There are multiple open-source GPTs, but GPT-3 is absolutely massive - larger than the image models actually! So, unfortunately, text generation is probably even more complex and resource intensive than image generation (especially to train). Additionally, in image generation, we appreciate the creativity of solutions, but in text generation the creative solutions seem like utter nonsense.
I guess my intuition is based on the file size of text being so much smaller than images, but I guess that doesn't really map to the complexity of generating it. Fascinating!
I think large language models are still in their infancy. The models are extremely sparse, but we don‘t have the tooling yet to deal with these kinds of structures efficiently. Your intuition might be right in a future, maybe.

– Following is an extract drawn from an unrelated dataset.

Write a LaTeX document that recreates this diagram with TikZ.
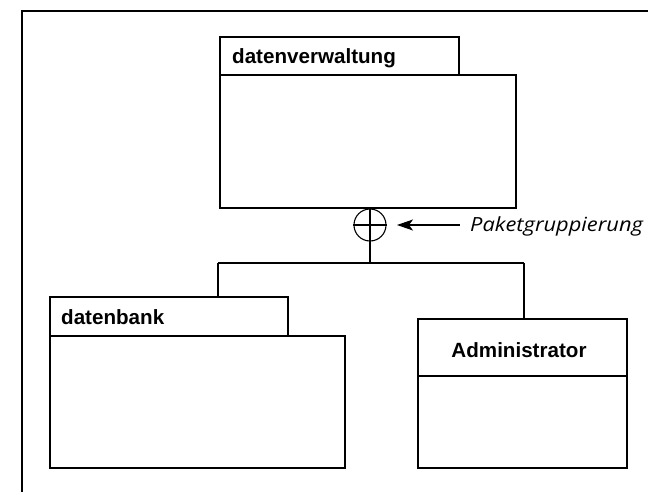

If you think about the space both models are covering from a rate-of-failure perspective, it kind of makes sense that images end up being a bit easier than text: both text- and image-models can output results that look plausible at first glance, but when you analyze both outputs further there are a lot more gotchas in parsing meaning within language than there are in pixel placement within an image.
Actually, I'd argue that images generated by SD have much more flaws than texts produced by GPT-3. GPT-3 (at least, the full model) is quite capable of writing stuff that "make sense", but most eye candy results generated by SD are cherry picked, the others are simply crap.
That's kinda the point here I think. GPT-3 is trained on much more data than SD and contains much more knowledge. SD is actually similar in size to GPT-2.
Image models of the same size as GPT-3 should be much more impressive, the difference will probably be quite large like the difference between GPT-2 and GPT-3.
Ask SD to write a step by step guide to do something and it will create an image that looks kinda like some instructions, but the contents will be nonsense.
An image model of the size of GPT-3 could probably do this task quite well in many cases.
Image models needs much better language understanding to get to the next level also though, so probably multimodal models may make more sense. Maybe feeding web pages rendered as images to an image model could give interesting results.